I don't really consider capitalism a legal-political ideal (unless it's in the platonic sense). It's a state of affairs, albeit a hypothetical one, however, that is pretty much true for any economic state of affairs as mentioned earlier. The crux of the problem is that we basically define 'capitalism' differently. We can be bickering about whether capitalism is about legal equality of individuals' property rights (and with it, the ability to exploit profit) or wage labor, but it doesn't change that fundamental problem. It's like arguing whether you prefer milk chocolate over pure chocolate, or vice versa.
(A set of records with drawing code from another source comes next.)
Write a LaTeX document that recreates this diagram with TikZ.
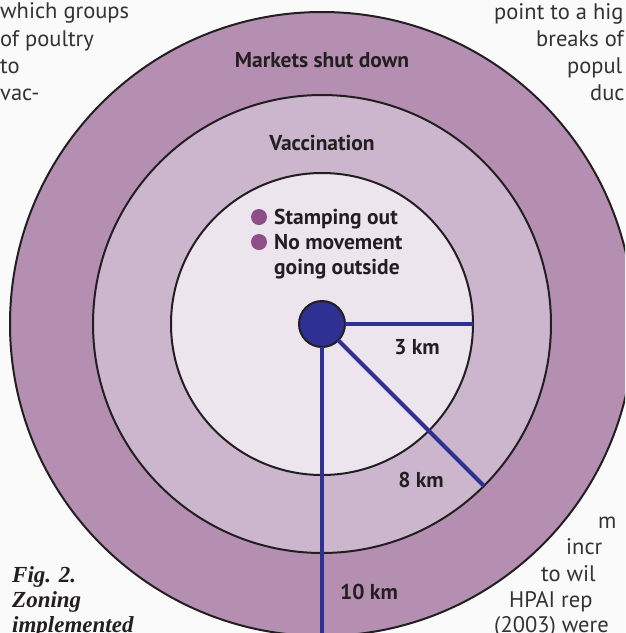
\documentclass[tikz,border=0pt]{standalone}
\usepackage{fontspec}
\setmainfont{PT Sans}
\newfontfamily\capfont{Liberation Serif}
\definecolor{bgc}{HTML}{FAFAFB}
\definecolor{ringA}{HTML}{B48FB2}
\definecolor{ringB}{HTML}{CBB6CD}
\definecolor{ringC}{HTML}{EDE5EE}
\definecolor{dotblue}{HTML}{2E3192}
\definecolor{bulletc}{HTML}{8C4F88}
\definecolor{ink}{HTML}{231F20}
\definecolor{bodyink}{HTML}{333333}
\begin{document}
\begin{tikzpicture}[x=1pt,y=-1pt,
  zone/.style={circle,draw=ink,line width=2pt,inner sep=0pt,outer sep=0pt},
  radius line/.style={draw=dotblue,line width=4pt},
  lbl/.style={text=ink,font=\fontsize{21.5}{24}\selectfont\bfseries,inner sep=0pt},
  body/.style={text=bodyink,font=\fontsize{22.5}{26}\selectfont,anchor=base west,inner sep=0pt},
  capt/.style={text=ink,font=\capfont\fontsize{23}{25}\selectfont\bfseries\itshape,anchor=base west,inner sep=0pt},
  bullet/.style={circle,fill=bulletc,inner sep=0pt,minimum size=16pt}]
\useasboundingbox (0,0) rectangle (625,633);
\clip (0,0) rectangle (625,633);
\fill[bgc] (0,0) rectangle (625,633);
% zones
\node[zone,fill=ringA,minimum size=624pt] (outer) at (322,324) {};
\node[zone,fill=ringB,minimum size=458pt] (mid) at (322,324) {};
\node[zone,fill=ringC,minimum size=302pt] (inner) at (322,324) {};
\node[circle,fill=dotblue,draw=ink,line width=2pt,inner sep=0pt,outer sep=0pt,minimum size=46pt] (dot) at (322,324) {};
% radii
\draw[radius line] (dot) -- (inner.east);
\draw[radius line] (dot) -- (mid.-45);
\draw[radius line] (dot) -- (outer.south);
% zone labels
\node[lbl] (markets) at (322,60) {Markets shut down};
\node[lbl] (vacc) at (322,143) {Vaccination};
\node[bullet] (b1) at (259,217) {};
\node[bullet] (b2) at (259,242) {};
\node[lbl,anchor=base west] (s1) at (274,224) {Stamping out};
\node[lbl,anchor=base west] (s2) at (274,249) {No movement};
\node[lbl,anchor=base west] (s3) at (274,274) {going outside};
\node[lbl] (km3) at (417,347) {3 km};
\node[lbl] (km8) at (421,480) {8 km};
\node[lbl] (km10) at (369,592) {10 km};
% surrounding article text
\node[body] (l1) at (0,18) {which groups};
\node[body] (l2) at (0,46) {of poultry};
\node[body] (l3) at (0,73) {to};
\node[body] (l4) at (0,100) {vac-};
\node[body] (r1) at (494,19) {point to a hig};
\node[body] (r2) at (536,46) {breaks of};
\node[body] (r3) at (567,73) {popul};
\node[body] (r4) at (590,100) {duc};
\node[body] (r5) at (598,528) {m};
\node[body] (r6) at (566,554) {incr};
\node[body] (r7) at (541,581) {to wil};
\node[body] (r8) at (509,607) {HPAI rep};
\node[body] (r9) at (494,632) {(2003) were};
% caption
\node[capt] (c1) at (12,582) {Fig. 2.};
\node[capt] (c2) at (12,607) {Zoning};
\node[capt] (c3) at (12,632) {implemented};
\end{tikzpicture}
\end{document}
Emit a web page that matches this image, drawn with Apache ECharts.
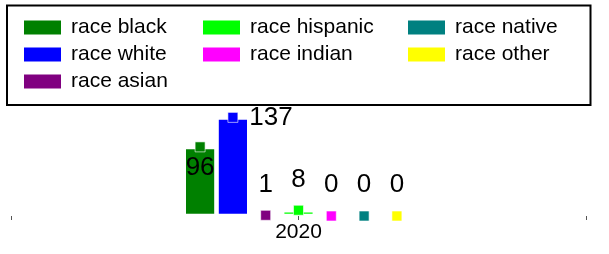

Maybe it's for the better we actually agree to abandon the use of the word 'capitalism' when we meet in debates, and that I speak of 'propertarian economics' and you speak of 'wage economics'. Which somehow exposes the futility of our debates, as we have showcased our position against positions that aren't mutually exclusive.

Doing so would acknowledge the legitimacy of your private definition of capitalism. TF would be a fool to indulge that.
 
Doing so would acknowledge the legitimacy of your private definition of capitalism. TF would be a fool to indulge that.

But why? As you stated the definition is private.

I'm not even sure what the argument is about anyways. Money is simply a convenient representation of property is it not? So without free property transmission there is no transmission of wages, or it is completely unnecessary?

The only reason I can see for this argument existing is that one could more easily frame the wage-labor system as cruel (which would probably be useful to do for those who oppose it) whereas a the free tranmission of property is more of a right and cannot be framed as cruel or anything of the sort, as far as I realize anyways.